DATA LINES
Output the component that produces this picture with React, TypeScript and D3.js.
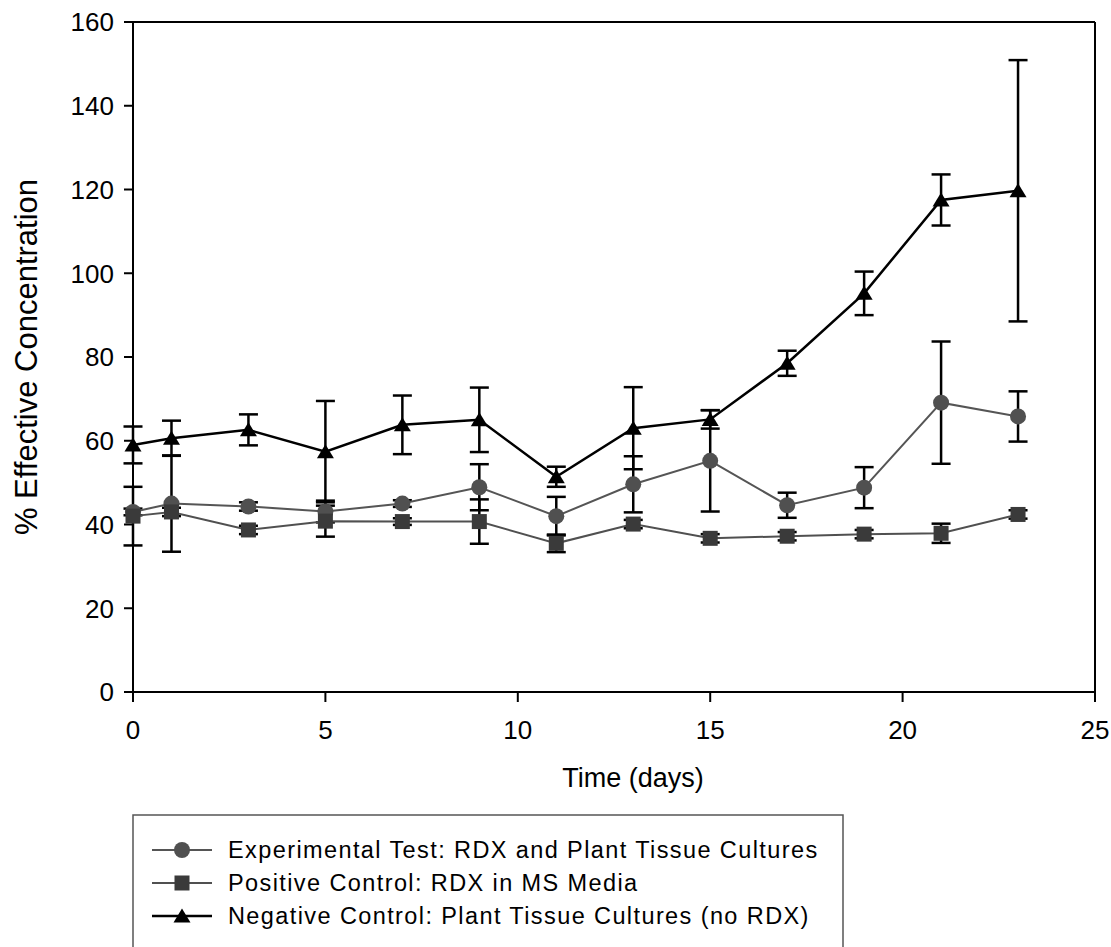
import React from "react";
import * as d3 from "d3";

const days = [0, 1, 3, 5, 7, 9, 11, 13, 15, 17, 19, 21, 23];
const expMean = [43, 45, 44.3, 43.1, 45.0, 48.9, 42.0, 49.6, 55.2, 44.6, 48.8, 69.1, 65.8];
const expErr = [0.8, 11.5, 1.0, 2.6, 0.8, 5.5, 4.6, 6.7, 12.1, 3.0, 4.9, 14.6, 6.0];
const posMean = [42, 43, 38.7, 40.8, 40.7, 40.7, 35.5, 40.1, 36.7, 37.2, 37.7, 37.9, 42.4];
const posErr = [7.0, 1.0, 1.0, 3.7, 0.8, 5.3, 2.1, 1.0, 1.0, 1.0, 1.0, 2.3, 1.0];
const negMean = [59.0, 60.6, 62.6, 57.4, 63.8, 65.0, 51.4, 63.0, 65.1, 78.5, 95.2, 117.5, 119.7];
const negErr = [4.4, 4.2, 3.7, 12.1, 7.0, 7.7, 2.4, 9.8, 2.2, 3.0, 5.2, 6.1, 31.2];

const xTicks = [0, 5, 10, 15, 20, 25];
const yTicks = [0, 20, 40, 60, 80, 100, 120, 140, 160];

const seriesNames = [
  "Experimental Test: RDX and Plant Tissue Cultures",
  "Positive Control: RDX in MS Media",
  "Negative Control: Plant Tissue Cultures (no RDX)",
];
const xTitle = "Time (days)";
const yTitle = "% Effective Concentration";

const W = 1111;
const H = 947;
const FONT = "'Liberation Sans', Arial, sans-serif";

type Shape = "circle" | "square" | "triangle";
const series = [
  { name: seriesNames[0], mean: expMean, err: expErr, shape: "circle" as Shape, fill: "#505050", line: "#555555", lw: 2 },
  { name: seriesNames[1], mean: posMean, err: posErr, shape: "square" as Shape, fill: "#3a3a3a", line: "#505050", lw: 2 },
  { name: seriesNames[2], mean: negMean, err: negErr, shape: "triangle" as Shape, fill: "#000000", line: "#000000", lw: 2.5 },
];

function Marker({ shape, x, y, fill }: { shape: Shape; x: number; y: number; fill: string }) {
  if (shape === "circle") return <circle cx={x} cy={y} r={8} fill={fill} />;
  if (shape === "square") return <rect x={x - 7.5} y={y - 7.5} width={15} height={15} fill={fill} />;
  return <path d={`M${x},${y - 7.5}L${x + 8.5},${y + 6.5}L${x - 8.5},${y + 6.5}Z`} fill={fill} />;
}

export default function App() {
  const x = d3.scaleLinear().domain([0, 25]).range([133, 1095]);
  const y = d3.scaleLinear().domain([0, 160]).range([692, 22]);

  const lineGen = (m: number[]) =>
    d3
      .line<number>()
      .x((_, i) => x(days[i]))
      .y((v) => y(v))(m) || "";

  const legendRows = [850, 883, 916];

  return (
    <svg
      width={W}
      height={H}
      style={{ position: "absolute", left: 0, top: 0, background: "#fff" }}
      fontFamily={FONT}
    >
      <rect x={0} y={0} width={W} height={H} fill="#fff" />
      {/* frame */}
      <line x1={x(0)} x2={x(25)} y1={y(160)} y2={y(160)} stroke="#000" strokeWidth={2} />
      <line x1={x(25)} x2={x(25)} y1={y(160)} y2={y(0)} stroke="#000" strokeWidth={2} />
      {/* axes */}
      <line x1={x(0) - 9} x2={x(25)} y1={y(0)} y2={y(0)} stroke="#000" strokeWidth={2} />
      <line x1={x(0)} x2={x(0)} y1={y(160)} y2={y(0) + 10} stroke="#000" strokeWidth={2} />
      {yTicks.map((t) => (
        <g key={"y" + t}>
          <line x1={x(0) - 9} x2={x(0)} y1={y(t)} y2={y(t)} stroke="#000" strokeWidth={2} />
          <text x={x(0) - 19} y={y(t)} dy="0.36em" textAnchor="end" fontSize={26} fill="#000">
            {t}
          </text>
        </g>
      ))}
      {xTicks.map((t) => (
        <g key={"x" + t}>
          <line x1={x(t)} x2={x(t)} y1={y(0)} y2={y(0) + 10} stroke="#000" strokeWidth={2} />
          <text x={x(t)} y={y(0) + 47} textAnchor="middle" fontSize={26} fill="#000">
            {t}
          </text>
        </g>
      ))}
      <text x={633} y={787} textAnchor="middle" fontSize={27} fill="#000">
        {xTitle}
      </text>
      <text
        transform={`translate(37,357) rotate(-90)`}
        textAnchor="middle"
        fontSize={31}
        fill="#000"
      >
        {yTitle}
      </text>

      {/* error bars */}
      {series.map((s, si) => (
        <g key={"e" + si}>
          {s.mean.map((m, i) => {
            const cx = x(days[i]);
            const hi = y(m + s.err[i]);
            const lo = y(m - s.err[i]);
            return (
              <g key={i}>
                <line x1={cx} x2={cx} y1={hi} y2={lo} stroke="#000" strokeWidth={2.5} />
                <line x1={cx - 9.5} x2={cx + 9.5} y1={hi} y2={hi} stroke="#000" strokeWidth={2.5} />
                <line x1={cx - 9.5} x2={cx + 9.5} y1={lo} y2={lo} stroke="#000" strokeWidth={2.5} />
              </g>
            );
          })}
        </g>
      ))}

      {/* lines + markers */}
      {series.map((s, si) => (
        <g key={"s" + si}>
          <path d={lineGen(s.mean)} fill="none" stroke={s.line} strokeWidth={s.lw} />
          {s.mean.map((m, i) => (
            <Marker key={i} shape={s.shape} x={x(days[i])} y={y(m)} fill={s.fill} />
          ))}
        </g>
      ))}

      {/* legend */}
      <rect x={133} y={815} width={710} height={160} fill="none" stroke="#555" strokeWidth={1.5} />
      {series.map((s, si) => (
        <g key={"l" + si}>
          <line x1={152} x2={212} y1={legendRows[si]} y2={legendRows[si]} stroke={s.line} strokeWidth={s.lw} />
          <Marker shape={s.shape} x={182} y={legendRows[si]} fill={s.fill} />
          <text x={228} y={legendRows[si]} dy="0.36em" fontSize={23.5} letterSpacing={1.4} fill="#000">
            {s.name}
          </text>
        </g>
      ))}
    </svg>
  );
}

STATED TASK
Pictures are excluded; extract exactly the lines from the start of the data through the line that holds "120, 140, 160];", both ends included.

EXERCISE OUTPUT
Output the component that produces this picture with React, TypeScript and D3.js.
import React from "react";
import * as d3 from "d3";

const days = [0, 1, 3, 5, 7, 9, 11, 13, 15, 17, 19, 21, 23];
const expMean = [43, 45, 44.3, 43.1, 45.0, 48.9, 42.0, 49.6, 55.2, 44.6, 48.8, 69.1, 65.8];
const expErr = [0.8, 11.5, 1.0, 2.6, 0.8, 5.5, 4.6, 6.7, 12.1, 3.0, 4.9, 14.6, 6.0];
const posMean = [42, 43, 38.7, 40.8, 40.7, 40.7, 35.5, 40.1, 36.7, 37.2, 37.7, 37.9, 42.4];
const posErr = [7.0, 1.0, 1.0, 3.7, 0.8, 5.3, 2.1, 1.0, 1.0, 1.0, 1.0, 2.3, 1.0];
const negMean = [59.0, 60.6, 62.6, 57.4, 63.8, 65.0, 51.4, 63.0, 65.1, 78.5, 95.2, 117.5, 119.7];
const negErr = [4.4, 4.2, 3.7, 12.1, 7.0, 7.7, 2.4, 9.8, 2.2, 3.0, 5.2, 6.1, 31.2];

const xTicks = [0, 5, 10, 15, 20, 25];
const yTicks = [0, 20, 40, 60, 80, 100, 120, 140, 160];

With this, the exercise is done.